The game is fun for all ages, there is no restriction. I remember in the early 90s when it was released that I used to get to a certain part and find it difficult, it is true that the game's difficulty increases. However, practice does make perfect, and luckily you are able to save your game at various points (without needing a memory card or anything, cartridge based games such as this save data on the cart), which will prevent you or anybody else having to start all the way from the beginning. I find it generally easy to locate extra lives on this game, but that doesn't mean take the game lightly as I just suggested, you will surely be using these lives up.

As for how long will the game last, well, I find that the first play through could result in a few months. There are not millions of levels, although it could very well feel like it on the first playing. It is due to the harder levels towards the middle and the end, that require you to replay the levels over and over that result in the illusion that there are tons of levels. After you have finished it, you may want to leave this game a while, and then you may feel compelled to replay it again, perhaps from the beginning, or a favourite level you have opened on a previous playing. Either way, it is a classic game for the SNES and one that is bound to please.

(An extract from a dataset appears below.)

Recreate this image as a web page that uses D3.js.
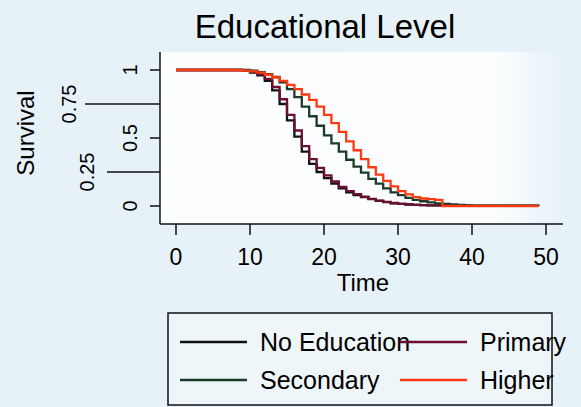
<!DOCTYPE html>
<html>
<head>
<meta charset="utf-8">
<script src="https://cdn.jsdelivr.net/npm/d3@7"></script>
<style>
  body { margin: 0; background: #e6f2f8; }
  svg { display: block; font-family: "Liberation Sans", Arial, sans-serif; }
</style>
</head>
<body>
<svg id="chart" width="581" height="407"></svg>
<script>
// survival estimates at each time point (step after)
const times = [0, 8, 9, 10, 11, 12, 13, 14, 15, 16, 17, 18, 19, 20, 21, 22, 23, 24, 25,
  26, 27, 28, 29, 30, 31, 32, 33, 34, 35, 36, 37, 38, 39, 40, 49];

const noEducation = [1, 1, 0.995, 0.98, 0.96, 0.92, 0.85, 0.75, 0.63, 0.51, 0.40, 0.31, 0.25,
  0.205, 0.165, 0.13, 0.10, 0.08, 0.065, 0.05, 0.038, 0.028, 0.02, 0.015, 0.011, 0.008,
  0.006, 0.005, 0.004, 0.003, 0.003, 0.002, 0.002, 0.001, 0.001];

const primary = [1, 1, 0.997, 0.987, 0.968, 0.935, 0.875, 0.785, 0.67, 0.555, 0.44, 0.345,
  0.28, 0.225, 0.18, 0.14, 0.11, 0.087, 0.068, 0.053, 0.04, 0.03, 0.022, 0.016, 0.012,
  0.009, 0.007, 0.005, 0.004, 0.003, 0.003, 0.002, 0.002, 0.001, 0.001];

const secondary = [1, 1, 1, 0.995, 0.985, 0.97, 0.95, 0.91, 0.86, 0.80, 0.73, 0.66, 0.59,
  0.52, 0.46, 0.40, 0.34, 0.29, 0.245, 0.20, 0.165, 0.13, 0.10, 0.08, 0.06, 0.045, 0.035,
  0.027, 0.02, 0.015, 0.011, 0.008, 0.005, 0.003, 0.002];

const higher = [1, 0.998, 0.995, 0.99, 0.98, 0.965, 0.945, 0.92, 0.89, 0.86, 0.82, 0.78,
  0.73, 0.67, 0.61, 0.545, 0.475, 0.41, 0.345, 0.285, 0.23, 0.185, 0.145, 0.11, 0.085,
  0.065, 0.055, 0.05, 0.045, 0, 0, 0, 0, 0, 0];

const seriesNames = ["No Education", "Primary", "Secondary", "Higher"];
const xTicks = [0, 10, 20, 30, 40, 50];
const yTicks = [0, 0.25, 0.5, 0.75, 1];

const colors = ["#111111", "#6a1030", "#1b3b29", "#ff3a12"];

const svg = d3.select("#chart");

const x = d3.scaleLinear().domain([0, 50]).range([176, 546]);
const y = d3.scaleLinear().domain([0, 1]).range([206, 70]);

// plot region, fading into the background on the right
const grad = svg.append("defs").append("linearGradient")
  .attr("id", "plotfill").attr("x1", 0).attr("x2", 1).attr("y1", 0).attr("y2", 0);
grad.append("stop").attr("offset", "0%").attr("stop-color", "#fdfeff");
grad.append("stop").attr("offset", "85%").attr("stop-color", "#fbfdfe");
grad.append("stop").attr("offset", "100%").attr("stop-color", "#e6f2f8");

svg.append("rect")
  .attr("x", 160).attr("y", 52)
  .attr("width", 400).attr("height", 172)
  .attr("fill", "url(#plotfill)");

// title
svg.append("text")
  .attr("x", 325).attr("y", 38)
  .attr("text-anchor", "middle")
  .attr("font-size", 33)
  .text("Educational Level");

// axes lines
svg.append("line")
  .attr("x1", 160).attr("x2", 160).attr("y1", 52).attr("y2", 224)
  .attr("stroke", "#111").attr("stroke-width", 1.5);
svg.append("line")
  .attr("x1", 160).attr("x2", 563).attr("y1", 224).attr("y2", 224)
  .attr("stroke", "#111").attr("stroke-width", 1.5);

// x ticks
const xg = svg.append("g");
xg.selectAll("line").data(xTicks).join("line")
  .attr("x1", d => x(d)).attr("x2", d => x(d))
  .attr("y1", 224).attr("y2", 235)
  .attr("stroke", "#111").attr("stroke-width", 1.5);
xg.selectAll("text").data(xTicks).join("text")
  .attr("x", d => x(d)).attr("y", 265)
  .attr("text-anchor", "middle")
  .attr("font-size", 23)
  .text(d => d);

// y ticks, alternating labels pushed outward like the original
const altTick = { 0.75: { len: 75, lab: 76 }, 0.25: { len: 53, lab: 94 } };
const yg = svg.append("g");
yg.selectAll("line").data(yTicks).join("line")
  .attr("x1", d => altTick[d] ? 160 - altTick[d].len : 150)
  .attr("x2", 160)
  .attr("y1", d => y(d)).attr("y2", d => y(d))
  .attr("stroke", "#111").attr("stroke-width", 1.5);
yg.selectAll("text").data(yTicks).join("text")
  .attr("transform", d => `translate(${altTick[d] ? altTick[d].lab : 137},${y(d)}) rotate(-90)`)
  .attr("text-anchor", "middle")
  .attr("font-size", 20)
  .text(d => d);

// axis titles
svg.append("text")
  .attr("transform", "translate(34,133) rotate(-90)")
  .attr("text-anchor", "middle")
  .attr("font-size", 24)
  .text("Survival");
svg.append("text")
  .attr("x", 363).attr("y", 291)
  .attr("text-anchor", "middle")
  .attr("font-size", 24)
  .text("Time");

// survival curves
const line = d3.line()
  .x(d => x(d[0]))
  .y(d => y(d[1]))
  .curve(d3.curveStepAfter);

const allSeries = [noEducation, primary, secondary, higher];
svg.append("g").selectAll("path")
  .data(allSeries)
  .join("path")
  .attr("d", s => line(times.map((t, i) => [t, s[i]])))
  .attr("fill", "none")
  .attr("stroke", (s, i) => colors[i])
  .attr("stroke-width", 2.3);

// legend
svg.append("rect")
  .attr("x", 168).attr("y", 313)
  .attr("width", 384).attr("height", 92)
  .attr("fill", "#eef6fa")
  .attr("stroke", "#111").attr("stroke-width", 1.5);

const legendPos = [
  { lx: 180, ty: 342 }, { lx: 400, ty: 342 },
  { lx: 180, ty: 380 }, { lx: 400, ty: 380 }
];
const lg = svg.append("g");
seriesNames.forEach((name, i) => {
  const p = legendPos[i];
  lg.append("line")
    .attr("x1", p.lx).attr("x2", p.lx + 67)
    .attr("y1", p.ty).attr("y2", p.ty)
    .attr("stroke", colors[i]).attr("stroke-width", 2.3);
  lg.append("text")
    .attr("x", p.lx + 80).attr("y", p.ty + 9)
    .attr("font-size", 25)
    .text(name);
});
</script>
</body>
</html>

Of course, the Kong's adventures do not end here, there are two more games in this series, although neither allow you to control Donkey Kong as a main character (he is kidnapped in the next two), but you do resume the role of other Kongs. So, if you did enjoy this game you'd be wise to check out Diddy Kong's Quest and Dixie Kong's Double Trouble. Of course, Donkey Kong also returned as a playable main character in "Donkey Kong 64" along with other new friends.

It's hard to locate this game brand new now days, however, you can guarantee to find this game floating all over EBay.